=== Source excerpt ===

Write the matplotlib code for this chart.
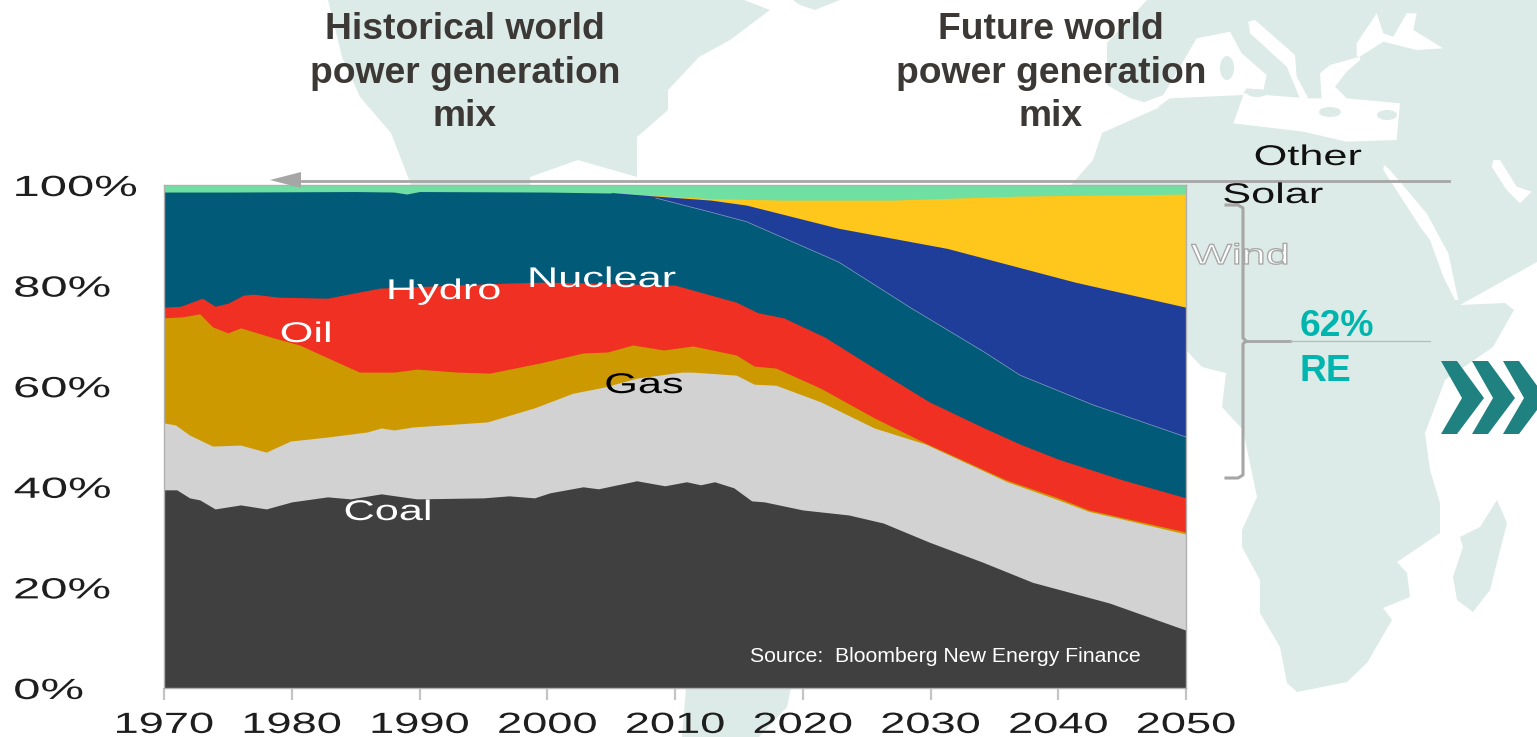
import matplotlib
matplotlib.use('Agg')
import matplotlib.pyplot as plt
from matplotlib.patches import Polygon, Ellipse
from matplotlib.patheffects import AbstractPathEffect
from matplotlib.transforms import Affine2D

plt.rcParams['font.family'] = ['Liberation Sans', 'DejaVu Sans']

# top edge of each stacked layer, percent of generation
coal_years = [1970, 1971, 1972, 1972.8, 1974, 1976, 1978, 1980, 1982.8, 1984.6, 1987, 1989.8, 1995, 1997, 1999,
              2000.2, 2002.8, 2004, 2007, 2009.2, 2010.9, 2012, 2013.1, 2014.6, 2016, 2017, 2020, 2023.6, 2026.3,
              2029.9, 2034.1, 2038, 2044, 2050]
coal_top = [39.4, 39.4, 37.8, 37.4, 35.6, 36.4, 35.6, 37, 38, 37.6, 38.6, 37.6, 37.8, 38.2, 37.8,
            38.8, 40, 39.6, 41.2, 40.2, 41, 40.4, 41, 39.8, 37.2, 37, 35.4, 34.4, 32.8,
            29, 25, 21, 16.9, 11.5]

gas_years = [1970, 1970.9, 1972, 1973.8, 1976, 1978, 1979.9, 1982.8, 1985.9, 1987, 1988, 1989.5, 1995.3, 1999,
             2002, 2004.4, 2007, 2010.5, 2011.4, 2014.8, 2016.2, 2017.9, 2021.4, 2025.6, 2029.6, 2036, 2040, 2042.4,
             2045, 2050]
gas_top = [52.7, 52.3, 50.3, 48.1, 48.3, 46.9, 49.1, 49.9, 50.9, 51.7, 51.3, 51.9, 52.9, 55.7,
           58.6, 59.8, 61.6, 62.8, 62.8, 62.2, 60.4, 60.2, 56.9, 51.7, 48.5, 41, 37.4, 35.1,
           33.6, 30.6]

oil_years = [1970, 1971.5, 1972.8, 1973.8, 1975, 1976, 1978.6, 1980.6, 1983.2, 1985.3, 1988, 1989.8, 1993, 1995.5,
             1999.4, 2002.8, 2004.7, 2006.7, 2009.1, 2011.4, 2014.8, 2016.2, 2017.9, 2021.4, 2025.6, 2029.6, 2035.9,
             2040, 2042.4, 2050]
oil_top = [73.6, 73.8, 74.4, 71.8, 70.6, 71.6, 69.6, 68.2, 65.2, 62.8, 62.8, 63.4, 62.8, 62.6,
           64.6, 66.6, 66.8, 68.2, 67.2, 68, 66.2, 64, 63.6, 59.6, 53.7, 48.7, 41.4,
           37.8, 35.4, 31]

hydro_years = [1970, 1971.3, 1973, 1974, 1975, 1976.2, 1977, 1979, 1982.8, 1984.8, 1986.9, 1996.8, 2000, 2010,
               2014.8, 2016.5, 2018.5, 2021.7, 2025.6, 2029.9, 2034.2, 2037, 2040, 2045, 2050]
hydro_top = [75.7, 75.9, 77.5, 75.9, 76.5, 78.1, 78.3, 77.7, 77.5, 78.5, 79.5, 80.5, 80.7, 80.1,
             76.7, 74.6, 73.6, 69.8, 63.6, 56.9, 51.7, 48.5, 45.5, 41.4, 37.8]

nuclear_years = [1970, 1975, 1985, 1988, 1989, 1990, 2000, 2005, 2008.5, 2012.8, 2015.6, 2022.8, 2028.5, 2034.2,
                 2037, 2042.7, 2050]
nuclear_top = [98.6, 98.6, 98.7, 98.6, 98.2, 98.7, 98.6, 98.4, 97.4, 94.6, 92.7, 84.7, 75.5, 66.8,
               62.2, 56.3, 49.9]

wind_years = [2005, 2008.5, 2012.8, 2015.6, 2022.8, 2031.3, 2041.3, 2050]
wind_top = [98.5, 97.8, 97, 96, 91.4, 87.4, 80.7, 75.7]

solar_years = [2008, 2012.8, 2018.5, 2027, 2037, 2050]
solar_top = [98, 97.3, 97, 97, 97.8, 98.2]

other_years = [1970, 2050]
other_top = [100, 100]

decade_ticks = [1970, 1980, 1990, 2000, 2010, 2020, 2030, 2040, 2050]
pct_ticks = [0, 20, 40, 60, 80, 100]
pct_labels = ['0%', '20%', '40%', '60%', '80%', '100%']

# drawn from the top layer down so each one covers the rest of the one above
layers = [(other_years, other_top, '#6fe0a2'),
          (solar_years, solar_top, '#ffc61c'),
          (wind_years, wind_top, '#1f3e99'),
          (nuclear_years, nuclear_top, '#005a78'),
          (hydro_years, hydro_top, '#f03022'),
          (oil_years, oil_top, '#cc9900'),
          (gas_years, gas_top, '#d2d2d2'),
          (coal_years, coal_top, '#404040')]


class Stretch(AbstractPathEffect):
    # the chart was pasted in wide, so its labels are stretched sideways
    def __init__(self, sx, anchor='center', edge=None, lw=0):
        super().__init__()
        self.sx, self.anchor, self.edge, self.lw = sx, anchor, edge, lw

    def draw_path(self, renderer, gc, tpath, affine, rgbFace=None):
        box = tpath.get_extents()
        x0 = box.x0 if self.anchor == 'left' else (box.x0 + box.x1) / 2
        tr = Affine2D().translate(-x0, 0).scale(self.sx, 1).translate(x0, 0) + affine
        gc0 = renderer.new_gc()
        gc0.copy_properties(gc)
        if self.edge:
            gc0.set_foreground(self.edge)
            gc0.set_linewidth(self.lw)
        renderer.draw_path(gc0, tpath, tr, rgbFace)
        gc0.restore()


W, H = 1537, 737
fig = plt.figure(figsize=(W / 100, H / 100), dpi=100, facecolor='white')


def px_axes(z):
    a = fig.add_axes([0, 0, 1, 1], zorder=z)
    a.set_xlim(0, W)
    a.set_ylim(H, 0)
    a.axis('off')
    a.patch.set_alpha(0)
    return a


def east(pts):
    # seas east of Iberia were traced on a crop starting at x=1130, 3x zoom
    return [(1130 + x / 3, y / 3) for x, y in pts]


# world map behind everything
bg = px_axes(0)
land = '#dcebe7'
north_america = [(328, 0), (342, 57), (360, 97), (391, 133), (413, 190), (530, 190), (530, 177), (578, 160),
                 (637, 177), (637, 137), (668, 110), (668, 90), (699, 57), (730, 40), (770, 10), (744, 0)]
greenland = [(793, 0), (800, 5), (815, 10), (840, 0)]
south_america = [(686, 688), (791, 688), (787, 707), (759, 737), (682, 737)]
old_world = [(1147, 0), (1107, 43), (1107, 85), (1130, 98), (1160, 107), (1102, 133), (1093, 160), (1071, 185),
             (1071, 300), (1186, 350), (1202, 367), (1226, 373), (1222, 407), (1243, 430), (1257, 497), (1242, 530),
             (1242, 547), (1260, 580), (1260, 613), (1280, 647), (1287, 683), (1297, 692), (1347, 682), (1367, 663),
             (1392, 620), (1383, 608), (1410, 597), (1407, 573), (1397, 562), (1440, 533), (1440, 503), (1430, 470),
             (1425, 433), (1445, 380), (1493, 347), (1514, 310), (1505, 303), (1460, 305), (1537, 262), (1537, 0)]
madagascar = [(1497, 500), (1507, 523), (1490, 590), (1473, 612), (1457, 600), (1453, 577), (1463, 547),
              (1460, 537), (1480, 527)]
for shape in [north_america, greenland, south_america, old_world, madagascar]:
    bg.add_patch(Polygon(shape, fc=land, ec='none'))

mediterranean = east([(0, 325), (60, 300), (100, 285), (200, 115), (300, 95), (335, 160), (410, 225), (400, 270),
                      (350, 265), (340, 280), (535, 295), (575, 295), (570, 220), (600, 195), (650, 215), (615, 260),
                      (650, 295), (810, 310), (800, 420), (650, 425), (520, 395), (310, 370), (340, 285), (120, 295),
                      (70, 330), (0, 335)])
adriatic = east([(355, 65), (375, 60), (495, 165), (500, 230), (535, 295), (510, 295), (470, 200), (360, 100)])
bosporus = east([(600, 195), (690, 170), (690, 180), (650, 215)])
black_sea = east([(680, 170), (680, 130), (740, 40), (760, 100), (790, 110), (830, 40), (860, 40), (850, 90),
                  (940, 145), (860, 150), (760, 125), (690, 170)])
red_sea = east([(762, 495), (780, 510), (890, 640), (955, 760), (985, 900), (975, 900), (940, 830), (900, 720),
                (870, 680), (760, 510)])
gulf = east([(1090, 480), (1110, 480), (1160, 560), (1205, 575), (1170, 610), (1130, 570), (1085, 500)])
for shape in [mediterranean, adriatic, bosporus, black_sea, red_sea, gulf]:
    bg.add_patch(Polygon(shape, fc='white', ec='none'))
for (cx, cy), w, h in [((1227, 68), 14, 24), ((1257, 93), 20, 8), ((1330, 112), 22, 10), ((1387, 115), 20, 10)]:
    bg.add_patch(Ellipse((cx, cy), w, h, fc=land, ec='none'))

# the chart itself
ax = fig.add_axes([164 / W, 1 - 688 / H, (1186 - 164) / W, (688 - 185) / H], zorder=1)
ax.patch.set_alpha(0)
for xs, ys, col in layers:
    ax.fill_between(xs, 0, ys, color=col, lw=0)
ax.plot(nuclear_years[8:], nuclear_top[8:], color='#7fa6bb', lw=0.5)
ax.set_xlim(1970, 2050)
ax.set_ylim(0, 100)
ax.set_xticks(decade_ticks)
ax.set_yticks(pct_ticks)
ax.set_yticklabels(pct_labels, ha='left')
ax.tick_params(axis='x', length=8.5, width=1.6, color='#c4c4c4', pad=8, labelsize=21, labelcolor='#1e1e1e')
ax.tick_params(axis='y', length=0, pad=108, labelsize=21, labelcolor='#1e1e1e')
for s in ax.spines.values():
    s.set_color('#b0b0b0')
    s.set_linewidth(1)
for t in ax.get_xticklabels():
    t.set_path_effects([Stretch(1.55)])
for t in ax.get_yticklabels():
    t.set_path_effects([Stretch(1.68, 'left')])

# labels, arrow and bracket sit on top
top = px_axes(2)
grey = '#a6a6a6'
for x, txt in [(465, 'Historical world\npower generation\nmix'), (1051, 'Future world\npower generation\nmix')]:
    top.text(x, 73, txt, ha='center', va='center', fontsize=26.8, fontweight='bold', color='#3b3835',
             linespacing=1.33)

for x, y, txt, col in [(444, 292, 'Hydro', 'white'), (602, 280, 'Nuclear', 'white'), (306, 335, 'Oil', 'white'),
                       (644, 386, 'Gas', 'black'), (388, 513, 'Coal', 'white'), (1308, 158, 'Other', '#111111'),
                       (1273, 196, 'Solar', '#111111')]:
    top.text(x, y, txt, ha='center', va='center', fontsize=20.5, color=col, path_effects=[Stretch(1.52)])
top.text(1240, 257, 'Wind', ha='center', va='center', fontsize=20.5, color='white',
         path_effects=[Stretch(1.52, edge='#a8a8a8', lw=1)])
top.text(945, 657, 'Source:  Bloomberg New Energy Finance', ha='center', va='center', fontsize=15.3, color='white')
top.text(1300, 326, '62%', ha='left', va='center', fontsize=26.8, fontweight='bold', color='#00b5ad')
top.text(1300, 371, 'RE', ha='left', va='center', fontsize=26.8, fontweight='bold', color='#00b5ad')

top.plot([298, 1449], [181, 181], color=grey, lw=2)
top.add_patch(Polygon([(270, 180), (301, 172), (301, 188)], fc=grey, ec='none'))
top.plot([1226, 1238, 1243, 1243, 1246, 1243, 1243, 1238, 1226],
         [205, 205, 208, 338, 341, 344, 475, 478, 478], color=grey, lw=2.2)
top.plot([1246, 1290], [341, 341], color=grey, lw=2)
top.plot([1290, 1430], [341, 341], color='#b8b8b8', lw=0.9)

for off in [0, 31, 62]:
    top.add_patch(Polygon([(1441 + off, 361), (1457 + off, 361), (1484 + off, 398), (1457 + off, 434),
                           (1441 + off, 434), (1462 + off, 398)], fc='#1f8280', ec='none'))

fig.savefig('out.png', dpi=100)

===

_To do_
Look through the data above. Copy every line with the string "matplotlib" in it.

_Output for this exercise_
Write the matplotlib code for this chart.
import matplotlib
matplotlib.use('Agg')
import matplotlib.pyplot as plt
from matplotlib.patches import Polygon, Ellipse
from matplotlib.patheffects import AbstractPathEffect
from matplotlib.transforms import Affine2D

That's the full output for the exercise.